Venture Capital Funds See Red For Eighth Straight Quarter

April 21, 2003 ( - Annual private equity returns continued to be negative for the eighth straight quarter, as three-year private equity returns slipped to a negative 5.4%.

Annual returns were in the red for all seven venture capital fund types, as the group was down 11% for the year.   The drop off is due in large part to the continued decline of high technology company valuations and the lack of exit opportunities , according to the year-end 2002 Private Equity Performance Index results released by Thomson Venture Economics and the National Venture Capital Association.

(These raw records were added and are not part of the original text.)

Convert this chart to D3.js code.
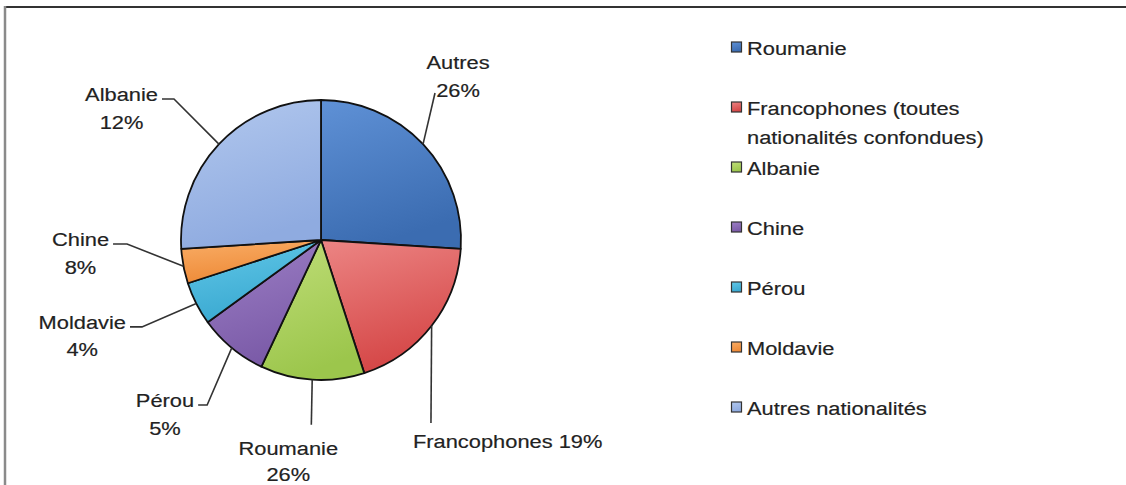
<!DOCTYPE html>
<html>
<head>
<meta charset="utf-8">
<script src="https://cdn.jsdelivr.net/npm/d3@7"></script>
<style>
  html, body { margin: 0; padding: 0; background: #fff; }
  svg { display: block; }
  text { font-family: "Liberation Sans", Arial, Helvetica, sans-serif; font-size: 19px; fill: #222; stroke: #222; stroke-width: 0.18px; }
</style>
</head>
<body>
<svg id="chart" width="1126" height="485"></svg>
<script>
// ---- data ----
const categories = ["Roumanie", "Francophones (toutes nationalités confondues)", "Albanie", "Chine", "Pérou", "Moldavie", "Autres nationalités"];
const values = [26, 19, 12, 8, 5, 4, 26];
// labels as printed next to each slice (slice order, clockwise from 12 o'clock)
const sliceLabels = [["Autres", "26%"], ["Francophones 19%"], ["Roumanie", "26%"], ["Pérou", "5%"], ["Moldavie", "4%"], ["Chine", "8%"], ["Albanie", "12%"]];

// ---- styles ----
const colorTop = ["#5f91d6", "#ec8584", "#c0de79", "#9d80c6", "#62c8e8", "#f9ad66", "#b2c8ee"];
const colorBot = ["#3b6cb1", "#d54747", "#9cc64c", "#7b5ba8", "#3aa9d1", "#ee8a37", "#8fabe0"];

// ---- layout ----
const W = 1126, H = 485;
const cx = 321, cy = 240, R = 140;
const textScale = 1.15;
const labelLayout = [
  { a: 37.8, r: 186, tick: 0, mode: "above" },
  { a: 149, r: 213.5, tick: 0, mode: "belowStart" },
  { a: 183, r: 185, tick: 0, mode: "belowMid" },
  { a: 214.6, r: 200.5, tick: -9, mode: "left" },
  { a: 244.1, r: 199, tick: -12, mode: "left" },
  { a: 268.8, r: 194, tick: -14, mode: "left" },
  { a: 313.8, r: 203.7, tick: -12, mode: "left" }
];

const svg = d3.select("#chart");

// frame
svg.append("line").attr("x1", 5).attr("y1", 7).attr("x2", W).attr("y2", 7)
  .attr("stroke", "#333").attr("stroke-width", 2);
svg.append("line").attr("x1", 5).attr("y1", 6).attr("x2", 5).attr("y2", H)
  .attr("stroke", "#8a8a8a").attr("stroke-width", 2.5);

// gradients
const defs = svg.append("defs");
values.forEach((v, i) => {
  const g = defs.append("linearGradient").attr("id", "g" + i)
    .attr("x1", 0).attr("y1", 0).attr("x2", 0.3).attr("y2", 1);
  g.append("stop").attr("offset", "0%").attr("stop-color", colorTop[i]);
  g.append("stop").attr("offset", "100%").attr("stop-color", colorBot[i]);
});

// pie
const pie = d3.pie().sort(null).value(d => d).startAngle(0).endAngle(2 * Math.PI);
const arcs = pie(values);
const arc = d3.arc().innerRadius(0).outerRadius(R);

const pg = svg.append("g").attr("transform", `translate(${cx},${cy})`);
pg.selectAll("path.slice").data(arcs).join("path")
  .attr("class", "slice")
  .attr("d", arc)
  .attr("fill", (d, i) => `url(#g${i})`)
  .attr("stroke", "#111")
  .attr("stroke-width", 1.8)
  .attr("stroke-linejoin", "round");

// helper: scaled text
function scaledText(parent, x, y, str, anchor) {
  const g = parent.append("g").attr("transform", `translate(${x},${y}) scale(${textScale},1)`);
  return g.append("text").attr("text-anchor", anchor).text(str);
}
function measure(str) {
  const t = svg.append("text").text(str);
  const w = t.node().getComputedTextLength() * textScale;
  t.remove();
  return w;
}

// pie labels with leader lines
const lg = svg.append("g");
const polar = (deg, r) => {
  const a = deg * Math.PI / 180;
  return [cx + r * Math.sin(a), cy - r * Math.cos(a)];
};
arcs.forEach((d, i) => {
  const L = labelLayout[i];
  const mid = (d.startAngle + d.endAngle) / 2 * 180 / Math.PI;
  const p0 = polar(mid, R);
  const p1 = polar(L.a, L.r);
  const p2 = [p1[0] + L.tick, p1[1]];
  lg.append("path")
    .attr("d", d3.line()([p0, p1, p2]))
    .attr("fill", "none").attr("stroke", "#333").attr("stroke-width", 1.6);
  const lines = sliceLabels[i];
  if (L.mode === "above") {
    lines.forEach((s, k) => scaledText(lg, p1[0] + 23, p1[1] - 24 + k * 28, s, "middle"));
  } else if (L.mode === "belowStart") {
    lines.forEach((s, k) => scaledText(lg, p1[0] - 18, p1[1] + 25 + k * 28, s, "start"));
  } else if (L.mode === "belowMid") {
    lines.forEach((s, k) => scaledText(lg, p1[0] - 23, p1[1] + 30 + k * 26, s, "middle"));
  } else {
    const maxW = d3.max(lines, measure);
    const xc = p2[0] - 4 - maxW / 2;
    lines.forEach((s, k) => scaledText(lg, xc, p1[1] + 2 + k * 27.5, s, "middle"));
  }
});

// legend
const legend = svg.append("g");
const legendY = d3.scalePoint().domain(d3.range(categories.length)).range([55, 415]);
const wrapW = 240;
categories.forEach((c, i) => {
  const y = legendY(i);
  legend.append("rect")
    .attr("x", 731.5).attr("y", y - 13).attr("width", 10).attr("height", 10)
    .attr("fill", `url(#g${i})`).attr("stroke", "#333").attr("stroke-width", 1.2);
  // wrap words
  const words = c.split(" ");
  const lines = [];
  let cur = "";
  words.forEach(w => {
    const test = cur ? cur + " " + w : w;
    if (cur && measure(test) > wrapW) { lines.push(cur); cur = w; }
    else cur = test;
  });
  lines.push(cur);
  lines.forEach((s, k) => scaledText(legend, 747, y + k * 29, s, "start"));
});
</script>
</body>
</html>
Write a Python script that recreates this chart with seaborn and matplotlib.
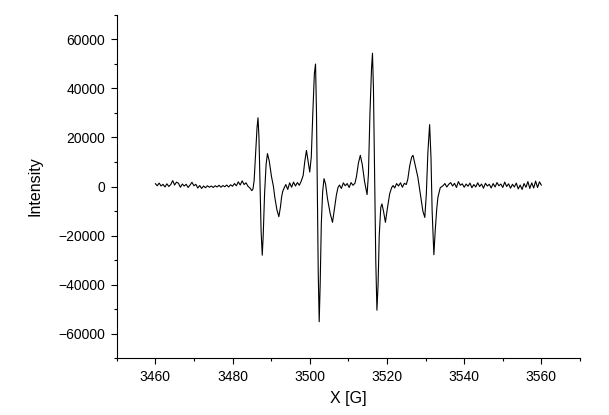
#!/usr/bin/env python3
"""EPR spectrum: intensity vs. magnetic field X [G], four hyperfine lines."""

import matplotlib
matplotlib.use("Agg")
import matplotlib.pyplot as plt
from matplotlib.ticker import MultipleLocator
import numpy as np
import pandas as pd
import seaborn as sns

# --- Data -------------------------------------------------------------
# baseline before first line, 3460..3484.5 G every 0.5 G
base0_y = [1200, 300, 1400, 200, 900, -200, 1100, 0, 800, 2400,
           600, 1800, 1300, -300, 1000, 200, 900, -400, 600, 1700,
           300, 900, -600, 400, -800, 200, -500, 300, -300, 200,
           -400, 300, -200, 500, -300, 400, -100, 600, -200, 700,
           100, 1200, 300, 1900, 600, 2300, 800, 1500, 100, -600]

line1_x = [3485.0, 3485.3, 3485.6, 3486.0, 3486.35, 3486.6, 3486.85, 3487.1,
           3487.4, 3487.7, 3487.95, 3488.3, 3488.7, 3489.05, 3489.5, 3490.1,
           3490.6, 3490.95, 3491.5, 3492.0, 3492.4, 3492.7, 3493.0, 3493.4]
line1_y = [-1700, -1000, 2500, 14000, 24000, 28000, 20000, 2000,
           -18000, -28000, -20000, -3000, 9000, 13400, 10500, 4000,
           0, -4400, -9500, -12300, -8500, -4400, -2000, -500]

# 3493.8..3497.8 G
base1_y = [800, -1200, 1500, -300, 1800, 200, 1600, 500, 2200]

line2_x = [3498.3, 3498.7, 3499.15, 3499.5, 3500.0, 3500.4, 3500.8, 3501.2,
           3501.5, 3501.75, 3502.0, 3502.2, 3502.45, 3502.7, 3503.0, 3503.35,
           3503.7, 3504.1, 3504.6, 3505.3, 3505.9, 3506.4, 3506.9, 3507.3]
line2_y = [4500, 10000, 14700, 11000, 5900, 12000, 30000, 46000,
           49900, 30000, -5000, -35000, -55100, -40000, -15000, -2000,
           3200, 1000, -5000, -11000, -14600, -9000, -3500, -500]

# 3507.7..3511.7 G
base2_y = [600, -800, 1500, 300, 1200, -400, 1600, 500, 1300]

line3_x = [3512.1, 3512.6, 3513.1, 3513.6, 3514.2, 3514.85, 3515.2, 3515.6,
           3516.0, 3516.25, 3516.5, 3516.8, 3517.1, 3517.4, 3517.7, 3518.0,
           3518.4, 3518.7, 3519.1, 3519.6, 3520.1, 3520.7, 3521.2, 3521.6]
line3_y = [4000, 9500, 12700, 9000, 2000, -3300, 5000, 30000,
           48000, 54300, 40000, 5000, -30000, -50400, -40000, -20000,
           -8500, -7100, -10000, -14600, -9000, -3000, -500, 400]

# 3522.0..3525.0 G
base3_y = [-600, 1200, 200, 1500, -300, 1300, 800]

line4_x = [3525.4, 3525.9, 3526.4, 3526.75, 3527.2, 3528.0, 3528.7, 3529.3,
           3529.8, 3530.2, 3530.6, 3531.05, 3531.4, 3531.7, 3532.15, 3532.5,
           3532.9, 3533.2, 3533.8]
line4_y = [3000, 8500, 12000, 12700, 9500, 3800, -3500, -10000,
           -12600, -3000, 14000, 25200, 12000, -10000, -27800, -18000,
           -9000, -4400, -500]

# 3534.5..3560 G
base4_y = [300, 1200, -200, 900, 1600, 200, 1300, -400, 2000, 500,
           1100, -300, 1000, 100, 1400, -500, 800, -200, 1500, 0,
           1000, -700, 1300, 200, 900, -600, 1200, -200, 1600, 300,
           1000, -400, 1800, 0, 1100, -700, 900, -200, 1400, -1000,
           600, -1200, 1200, -300, 2000, -800, 1500, -600, 2200, -400,
           1900, 500]

x_ticks = [3460, 3480, 3500, 3520, 3540, 3560]
y_ticks = [-60000, -40000, -20000, 0, 20000, 40000, 60000]


def sweep(start, values, step=0.5):
    return list(start + step * np.arange(len(values)))


field = (sweep(3460.0, base0_y) + line1_x + sweep(3493.8, base1_y) + line2_x
         + sweep(3507.7, base2_y) + line3_x + sweep(3522.0, base3_y) + line4_x
         + sweep(3534.5, base4_y))
intensity = (base0_y + line1_y + base1_y + line2_y + base2_y + line3_y
             + base3_y + line4_y + base4_y)
df = pd.DataFrame({"field": field, "intensity": intensity})

# --- Plot --------------------------------------------------------------
sns.set_theme(style="ticks")
plt.rcParams["font.family"] = ["Liberation Sans", "DejaVu Sans"]

fig = plt.figure(figsize=(6.09, 4.15), dpi=100)
ax = fig.add_axes([0.1916, 0.1366, 0.7608, 0.828])

sns.lineplot(data=df, x="field", y="intensity", sort=False, estimator=None,
             color="black", lw=0.8, ax=ax)

ax.set_xlim(3450, 3570)
ax.set_ylim(-70000, 70000)
ax.set_xticks(x_ticks)
ax.set_yticks(y_ticks)
ax.xaxis.set_minor_locator(MultipleLocator(10))
ax.yaxis.set_minor_locator(MultipleLocator(10000))
ax.tick_params(which="major", length=4.5, width=0.8, colors="black",
               labelsize=10, pad=4)
ax.tick_params(which="minor", length=2.5, width=0.8, colors="black")

ax.set_xlabel("X [G]", fontsize=11.5, color="black")
ax.set_ylabel("Intensity", fontsize=11.5, color="black")
ax.xaxis.set_label_coords(0.5, -0.095)
ax.yaxis.set_label_coords(-0.16, 0.5)

sns.despine(ax=ax)
for side in ("left", "bottom"):
    ax.spines[side].set_linewidth(0.8)
    ax.spines[side].set_color("black")

fig.savefig("out.png", dpi=100)
plt.close(fig)
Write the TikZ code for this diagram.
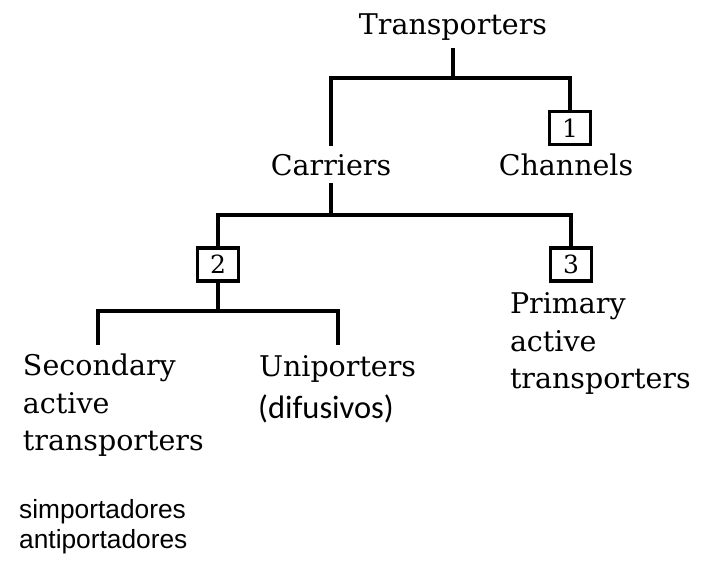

Leading the decline this year was Early/Seed funds, down 27.6%; followed by Balanced and Later Stage funds, 22.8% and 15.7% lower, respectively.   The remaining funds, whose returns are derived from distributions back to investors and interim valuations, were:

  • All Venture down 23.3%
  • All Buyouts down 5.5%
  • Mezzanine down 1.7%

However, this performance must be taken in context that the overall equity markets have all been adversely impacted.   Private equity performance has outpaced NASDAQ, which is the venture industry’s most relevant public market benchmark.  

“The two and a half year downturn in venture and private equity returns are not surprising, given what has been going on in the public markets. The inevitable winnowing process that this will create will ultimately leave a much leaner but probably more robust investment market for private equity investing,” according to Jesse Reyes, Vice President at Thomson Venture Economics.

Generally venture funds are expected to generate 15% to 20% returns over the life of the fund.   However, the venture capital industry is in a state of flux with falling portfolio company valuations and limited exit opportunities as seen when early performance of recent funds are compared to early performance of earlier vintage year funds. For example, after three years of activity, 1996 vintage year funds had returned 1.12 times the original investment to the investors. In addition, companies remaining in the portfolios had a remaining combined valuation of 3.92 times the original investment. The consensus across the industry is that the 1996 vintage year funds as a group exceeded all expectations.

In contrast to the 1996 vintage year funds the younger funds of today are challenged. The vintage year 1998 funds have returned $0.83 cents on the original investment dollar and the remaining portfolio companies have a valuation of $0.93 cents on the dollar at the three-year mark. The vintage year 1999 funds have returned 20 cents on the original investment dollar with remaining portfolio companies having a valuation of 43 cents on the dollar at the three-year mark.